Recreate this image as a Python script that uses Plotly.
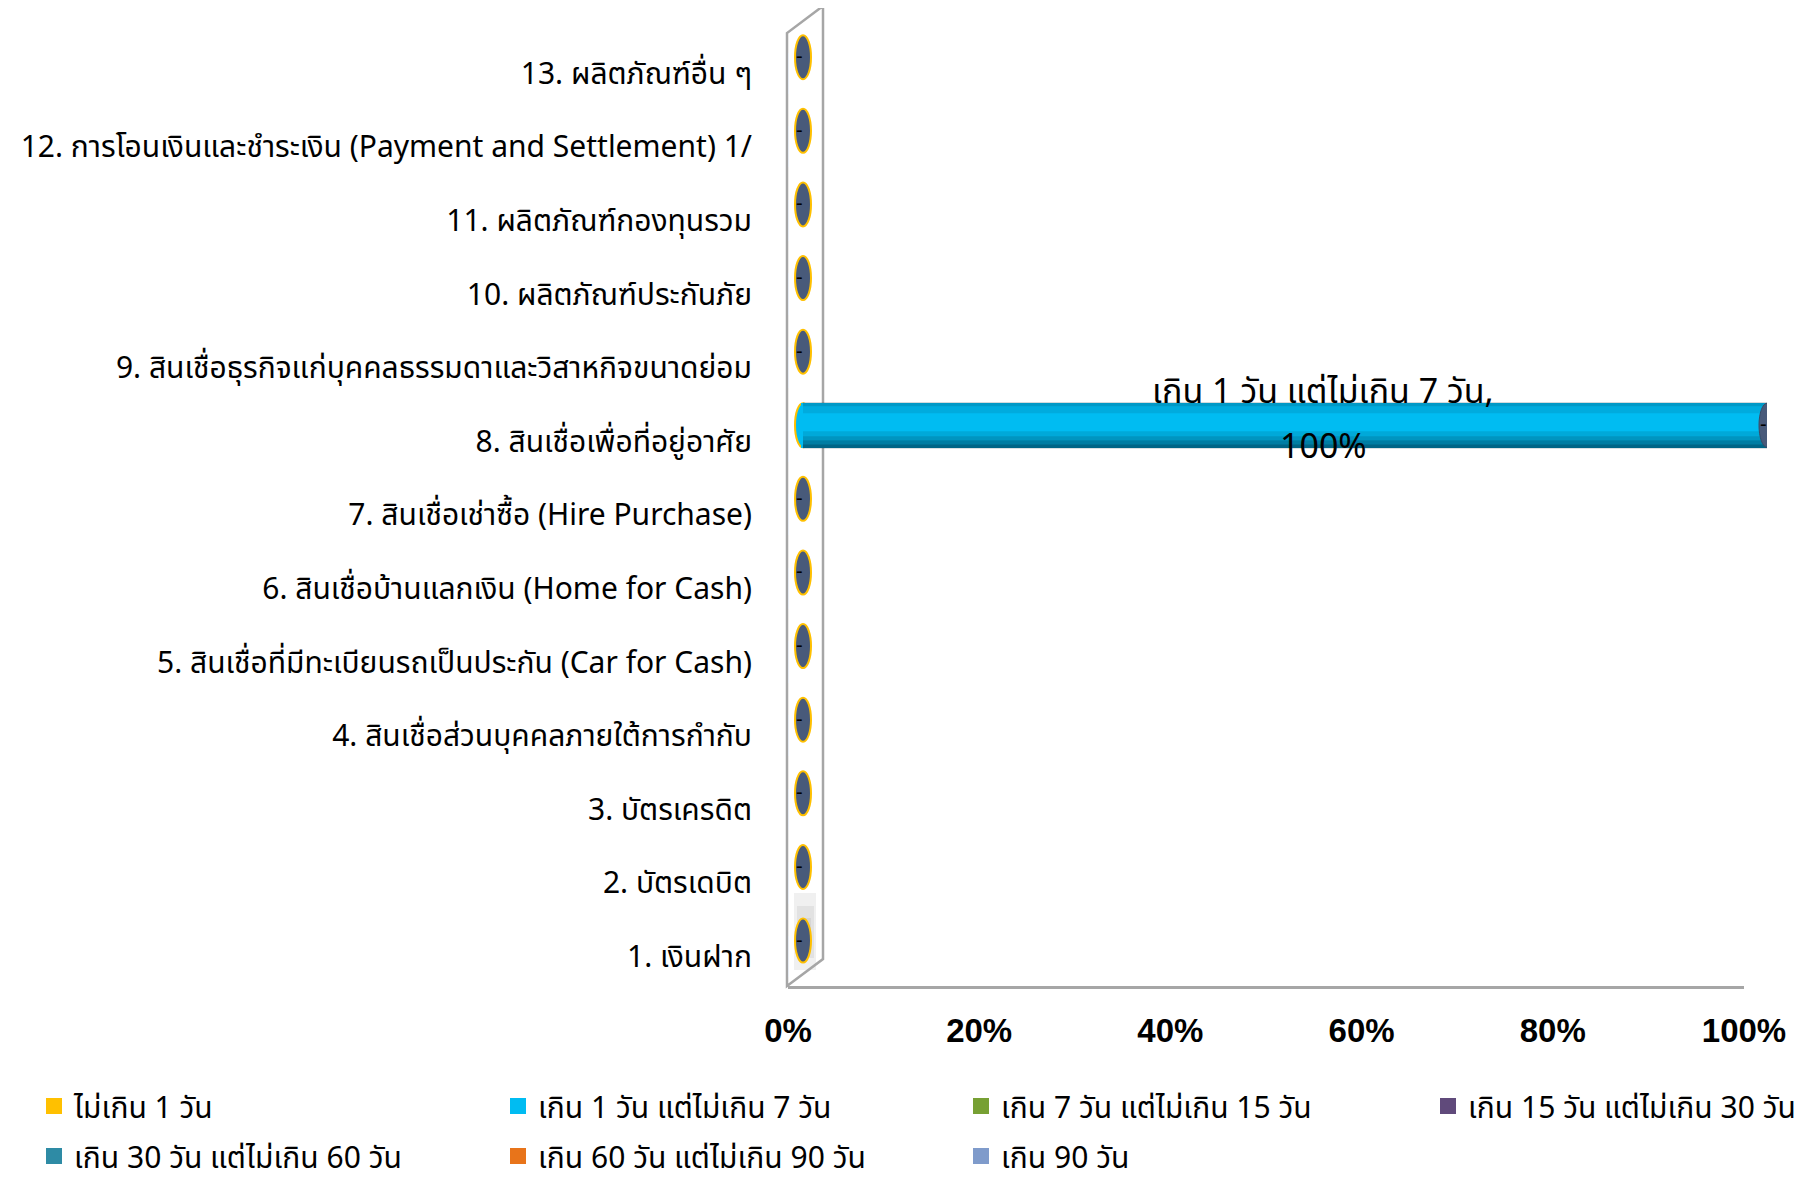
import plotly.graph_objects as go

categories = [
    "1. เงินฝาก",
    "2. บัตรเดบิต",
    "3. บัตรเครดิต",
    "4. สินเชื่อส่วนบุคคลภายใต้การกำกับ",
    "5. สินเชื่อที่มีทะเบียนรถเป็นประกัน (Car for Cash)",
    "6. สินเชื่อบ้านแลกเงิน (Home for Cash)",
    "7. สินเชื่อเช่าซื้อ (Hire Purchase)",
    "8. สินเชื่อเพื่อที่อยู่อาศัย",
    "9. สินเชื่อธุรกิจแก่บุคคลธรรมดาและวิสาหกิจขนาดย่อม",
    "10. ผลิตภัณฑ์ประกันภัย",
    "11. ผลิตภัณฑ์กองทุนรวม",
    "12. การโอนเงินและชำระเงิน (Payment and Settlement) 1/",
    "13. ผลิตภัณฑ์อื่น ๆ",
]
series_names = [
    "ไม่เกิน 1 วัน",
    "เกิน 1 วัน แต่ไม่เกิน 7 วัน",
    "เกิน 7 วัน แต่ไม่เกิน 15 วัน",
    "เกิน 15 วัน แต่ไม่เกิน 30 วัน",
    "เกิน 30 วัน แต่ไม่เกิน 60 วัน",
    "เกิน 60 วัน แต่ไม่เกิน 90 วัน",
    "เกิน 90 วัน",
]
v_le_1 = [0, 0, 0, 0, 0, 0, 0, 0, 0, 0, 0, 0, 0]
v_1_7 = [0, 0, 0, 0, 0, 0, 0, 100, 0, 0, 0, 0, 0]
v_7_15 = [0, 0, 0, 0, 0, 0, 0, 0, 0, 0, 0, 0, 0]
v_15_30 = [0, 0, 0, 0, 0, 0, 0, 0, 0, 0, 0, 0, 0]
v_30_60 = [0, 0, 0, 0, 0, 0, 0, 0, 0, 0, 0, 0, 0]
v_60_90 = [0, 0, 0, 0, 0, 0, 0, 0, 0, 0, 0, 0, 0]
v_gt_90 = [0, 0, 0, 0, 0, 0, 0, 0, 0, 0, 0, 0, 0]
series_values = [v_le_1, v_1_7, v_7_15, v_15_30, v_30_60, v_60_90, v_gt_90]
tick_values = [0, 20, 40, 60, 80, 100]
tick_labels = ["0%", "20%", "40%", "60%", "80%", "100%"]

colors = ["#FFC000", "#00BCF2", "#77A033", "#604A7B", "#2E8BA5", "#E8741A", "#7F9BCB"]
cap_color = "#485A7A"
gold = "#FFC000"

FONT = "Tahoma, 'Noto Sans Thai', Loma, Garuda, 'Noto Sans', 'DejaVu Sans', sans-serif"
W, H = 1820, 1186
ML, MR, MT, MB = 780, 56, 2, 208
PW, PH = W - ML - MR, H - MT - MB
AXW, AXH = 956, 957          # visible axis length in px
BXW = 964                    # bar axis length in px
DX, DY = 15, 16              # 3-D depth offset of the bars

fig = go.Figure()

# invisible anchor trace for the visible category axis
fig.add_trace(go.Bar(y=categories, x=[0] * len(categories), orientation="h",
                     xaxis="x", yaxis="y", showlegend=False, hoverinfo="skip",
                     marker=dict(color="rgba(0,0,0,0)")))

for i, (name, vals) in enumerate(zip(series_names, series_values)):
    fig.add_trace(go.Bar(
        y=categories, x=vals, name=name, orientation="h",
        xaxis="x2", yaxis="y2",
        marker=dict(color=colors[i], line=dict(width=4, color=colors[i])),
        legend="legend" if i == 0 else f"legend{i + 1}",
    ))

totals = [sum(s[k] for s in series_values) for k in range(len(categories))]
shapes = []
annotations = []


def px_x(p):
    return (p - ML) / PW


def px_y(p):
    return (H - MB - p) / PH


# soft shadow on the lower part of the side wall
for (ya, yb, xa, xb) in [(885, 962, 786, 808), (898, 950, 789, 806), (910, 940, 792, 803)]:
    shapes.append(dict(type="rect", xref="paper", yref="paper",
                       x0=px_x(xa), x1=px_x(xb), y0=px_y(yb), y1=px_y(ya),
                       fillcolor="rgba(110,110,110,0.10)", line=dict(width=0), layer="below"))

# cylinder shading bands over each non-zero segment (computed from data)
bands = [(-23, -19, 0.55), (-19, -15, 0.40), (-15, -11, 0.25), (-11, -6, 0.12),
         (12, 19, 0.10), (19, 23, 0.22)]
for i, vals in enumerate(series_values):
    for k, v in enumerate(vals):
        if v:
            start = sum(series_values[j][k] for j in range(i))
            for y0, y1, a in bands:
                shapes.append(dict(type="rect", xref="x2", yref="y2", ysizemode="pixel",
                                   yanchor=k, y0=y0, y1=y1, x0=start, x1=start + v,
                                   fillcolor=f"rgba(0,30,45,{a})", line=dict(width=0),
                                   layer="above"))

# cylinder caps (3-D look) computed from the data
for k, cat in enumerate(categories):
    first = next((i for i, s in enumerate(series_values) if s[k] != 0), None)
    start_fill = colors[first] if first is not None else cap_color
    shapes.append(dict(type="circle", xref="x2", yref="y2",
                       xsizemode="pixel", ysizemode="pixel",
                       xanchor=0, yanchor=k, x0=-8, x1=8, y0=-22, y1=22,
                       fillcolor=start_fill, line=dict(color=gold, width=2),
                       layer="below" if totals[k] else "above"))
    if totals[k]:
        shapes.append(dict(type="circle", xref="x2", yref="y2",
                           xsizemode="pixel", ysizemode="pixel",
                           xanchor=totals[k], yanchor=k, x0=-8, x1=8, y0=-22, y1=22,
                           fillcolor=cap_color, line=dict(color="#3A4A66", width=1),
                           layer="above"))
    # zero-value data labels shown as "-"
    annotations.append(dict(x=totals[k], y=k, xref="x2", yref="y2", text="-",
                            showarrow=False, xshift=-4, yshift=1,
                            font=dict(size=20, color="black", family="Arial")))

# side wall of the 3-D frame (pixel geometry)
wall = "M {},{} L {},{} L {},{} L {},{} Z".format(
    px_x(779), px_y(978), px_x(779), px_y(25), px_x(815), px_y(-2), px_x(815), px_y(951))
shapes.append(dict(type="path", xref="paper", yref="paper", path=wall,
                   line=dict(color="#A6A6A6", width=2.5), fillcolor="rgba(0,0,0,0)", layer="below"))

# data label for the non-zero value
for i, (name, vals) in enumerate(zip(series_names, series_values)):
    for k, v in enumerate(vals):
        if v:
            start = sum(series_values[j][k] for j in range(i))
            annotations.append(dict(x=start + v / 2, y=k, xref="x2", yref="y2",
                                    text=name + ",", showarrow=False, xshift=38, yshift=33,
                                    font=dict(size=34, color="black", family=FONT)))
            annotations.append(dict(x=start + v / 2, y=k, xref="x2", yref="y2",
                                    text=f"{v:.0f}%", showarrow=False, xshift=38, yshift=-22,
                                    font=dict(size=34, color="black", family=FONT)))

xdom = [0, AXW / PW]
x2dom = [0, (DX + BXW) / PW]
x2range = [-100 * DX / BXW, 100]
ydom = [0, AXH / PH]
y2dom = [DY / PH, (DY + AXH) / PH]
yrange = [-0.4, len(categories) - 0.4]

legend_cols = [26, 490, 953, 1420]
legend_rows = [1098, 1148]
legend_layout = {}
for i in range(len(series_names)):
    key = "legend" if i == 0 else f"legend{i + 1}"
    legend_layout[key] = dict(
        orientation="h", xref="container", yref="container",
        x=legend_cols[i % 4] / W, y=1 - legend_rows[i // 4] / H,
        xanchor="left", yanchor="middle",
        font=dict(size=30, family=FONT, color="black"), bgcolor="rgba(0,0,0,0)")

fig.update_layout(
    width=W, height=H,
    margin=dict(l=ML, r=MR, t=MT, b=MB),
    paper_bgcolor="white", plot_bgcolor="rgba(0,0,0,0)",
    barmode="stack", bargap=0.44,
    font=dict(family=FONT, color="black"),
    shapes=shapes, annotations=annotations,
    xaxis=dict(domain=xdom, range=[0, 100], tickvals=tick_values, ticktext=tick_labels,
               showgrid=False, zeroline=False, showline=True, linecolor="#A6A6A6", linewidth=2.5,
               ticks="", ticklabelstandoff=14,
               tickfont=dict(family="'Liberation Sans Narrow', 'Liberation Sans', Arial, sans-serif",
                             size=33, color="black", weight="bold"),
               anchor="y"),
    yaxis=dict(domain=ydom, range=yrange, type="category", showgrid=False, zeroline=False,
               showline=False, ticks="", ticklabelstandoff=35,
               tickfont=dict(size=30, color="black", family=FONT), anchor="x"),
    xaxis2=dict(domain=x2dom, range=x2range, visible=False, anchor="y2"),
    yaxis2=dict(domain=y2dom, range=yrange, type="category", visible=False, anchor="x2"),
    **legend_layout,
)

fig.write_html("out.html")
◇ ◇ ◇
_Exercise task_: Quote, please, every line of the material above from its start through the line that has "import plotly.graph_objects as go", reproducing the words exactly and dropping any images.

_Solution to this exercise_:
Recreate this image as a Python script that uses Plotly.
import plotly.graph_objects as go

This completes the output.